A formal complaint has been lodged by Independent TD Michael Lowry concerning how a note he sent to the Taoiseach came to be in the public sphere. Last Wednesday the High Court was informed of the complaint by Mr Lowry’s counsel Patrick Treacy SC, who told Mr Justice Seamus Noonan that the manner in which the note had been made available to the public was prejudicial towards his client, who is currently facing trial on alleged tax offences.

Mr Treacy was in court seeking permission to bring a High Court challenge aimed at preventing the Tipperary North TD’s tax offences trial before Dublin Circuit Court.  Six grounds for judicial review were set out by Mr Treacy, amongst which was the controversial note issue.  He said that articles published in the wake of the controversy depicted his client “as a person who is sexist or who is derogatory towards women or who has a sexist attitude towards women.”  This, Mr Treacy contended, could prejudice potential jurors of whom 50% would be female. The judge granted permission for judicial review having found that there was an arguable case for each ground proffered by the TD.

The note in question came to be in the public domain when the Sunday Independent published its contents last month. The handwritten note had been sent by the TD to the Taoiseach in the Dáil via an usher and concerned the reappointment of Valerie O’Reilly to the National Transport Board. In it Mr Lowry had recommended that Ms O’Reilly retain her position, saying that she was “a woman, bright, intelligent and not bad looking either”.

In an interview on RTÉ radio following publication of the note it was put to Mr Lowry that the last comment was sexist. In reply Mr Lowry claimed it was merely “a light hearted, unnecessary” one and charged the media with being overly politically correct.  So far from backing down on the issue, Mr Lowry asserted that he had never known a woman to take “exception to a compliment on her appearance”.  The former Fine Gael TD asserted that he had no regrets over the matter.
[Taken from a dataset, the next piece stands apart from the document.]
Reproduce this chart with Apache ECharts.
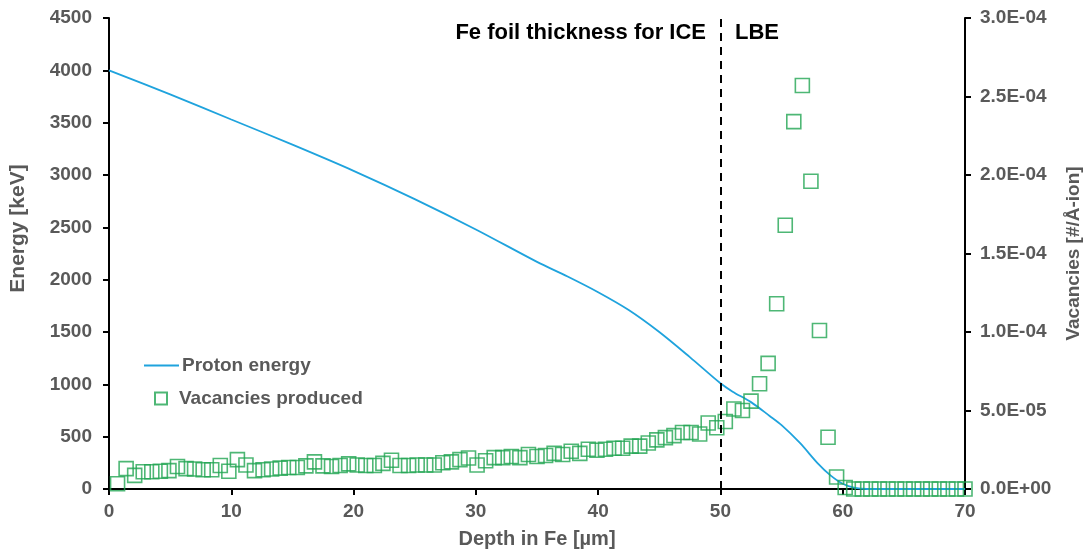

Ms O’Reilly, a former PR advisor to Mr Lowry, made no comment on the reference to her appearance in a statement, instead merely saying that she was willing to stay on the National Transport Authority board and had made Mr Lowry aware of this as her local TD. Given this previous working relationship between the two, accusations of cronyism were levelled at Lowry in approaching the Taoiseach on the matter.  Mr Lowry rejected all such accusations and stated that all interaction between him and Ms O’Reilly’s company, Unicorn PR, had been conducted on a purely professional basis.

The TD did lash out at the Labour Party, contending that a member had leaked the note for political purposes. Environment Minister Alan Kelly, while declining to describe the comment as sexist, said it was “stupid and silly” and that Mr Lowry would do better to admit this rather than “trying to blame the Labour Party” as the “Labour Party didn’t write the note”.